The problem: Show every line where "this" occurs.

....

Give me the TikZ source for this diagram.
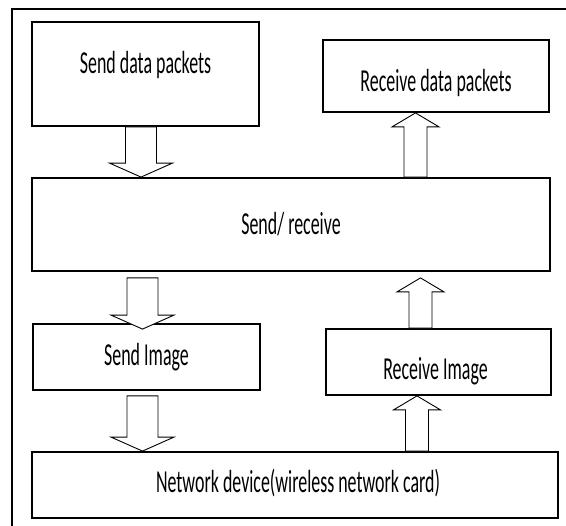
\documentclass[tikz,border=0pt]{standalone}
\usepackage{fontspec}
\setmainfont{Carlito}[FakeStretch=0.56]
\usetikzlibrary{positioning,calc}

% wide hollow arrow: tail, tip, half shaft, half head
\newcommand{\fatarrow}[4]{%
  \draw[fat] let \p1=(#1), \p2=(#2), \p3=($(#2)!14pt!(#1)$) in
    (\x1-#3,\y1) -- (\x1-#3,\y3) -- (\x1-#4,\y3) -- (\x2,\y2)
    -- (\x1+#4,\y3) -- (\x1+#3,\y3) -- (\x1+#3,\y1) -- cycle;}

\begin{document}
\begin{tikzpicture}[x=1pt,y=-1pt,
  box/.style={draw,line width=1.8pt,rectangle,inner sep=0pt},
  lbl/.style={anchor=base,inner sep=0pt,font=\fontsize{32}{36}\selectfont},
  fat/.style={draw,line width=0.9pt,fill=white,line join=miter}]
\useasboundingbox (0,0) rectangle (566,526);
\draw[line width=1.4pt] (12,526) -- (12,9) -- (566,9);

\node[box,minimum width=227pt,minimum height=104pt] (sdp) at (145.5,74) {};
\node[box,minimum width=226pt,minimum height=72pt] (rdp) at (436,76) {};
\node[box,minimum width=518pt,minimum height=93pt] (sr) at (291,224.5) {};
\node[box,minimum width=227pt,minimum height=66pt] (si) at (146.5,357) {};
\node[box,minimum width=225pt,minimum height=66pt] (ri) at (438.5,362) {};
\node[box,minimum width=526pt,minimum height=66pt] (nd) at (295,485) {};

\node[lbl] (sdp-t) at ($(sdp.center)+(0,0)$) {Send data packets};
\node[lbl] (rdp-t) at ($(rdp.center)+(0,16)$) {Receive data packets};
\node[lbl] (sr-t) at ($(sr.center)+(0,10.5)$) {Send/ receive};
\node[lbl] (si-t) at ($(si.center)+(0,9)$) {Send Image};
\node[lbl] (ri-t) at ($(ri.center)+(-3,18)$) {Receive Image};
\node[lbl] (nd-t) at ($(nd.center)+(3,8)$) {Network device(wireless network card)};

% arrow columns
\coordinate (l1) at (141,0);
\coordinate (l2) at (142.5,0);
\coordinate (r1) at (415.5,0);
\coordinate (r2) at (420.5,0);
\coordinate (r3) at (417,0);

\fatarrow{sdp.south -| l1}{sr.north -| l1}{15.5pt}{31.5pt}
\fatarrow{$(sr.south -| l2)+(0,6)$}{$(si.north -| l2)+(0,6)$}{15.5pt}{31.5pt}
\fatarrow{$(si.south -| l2)+(0,5)$}{nd.north -| l2}{15.5pt}{31.5pt}
\fatarrow{sr.north -| r1}{rdp.south -| r1}{11.5pt}{23.5pt}
\fatarrow{ri.north -| r2}{$(sr.south -| r2)+(0,6)$}{11.5pt}{23.5pt}
\fatarrow{nd.north -| r3}{ri.south -| r3}{11.5pt}{23.5pt}
\end{tikzpicture}
\end{document}
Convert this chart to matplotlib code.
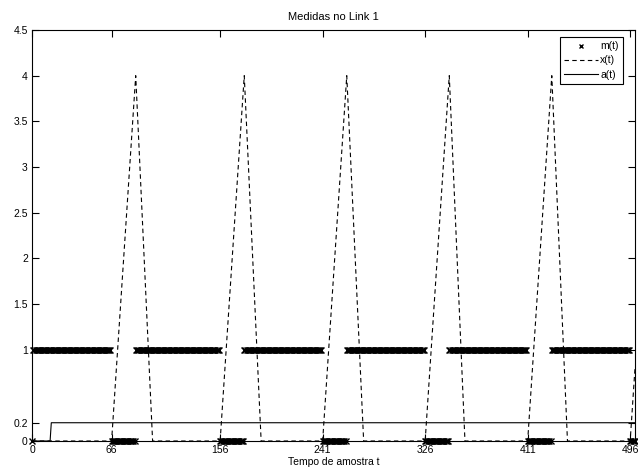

....

Correct output:
Give me the TikZ source for this diagram.
Convert this chart to matplotlib code.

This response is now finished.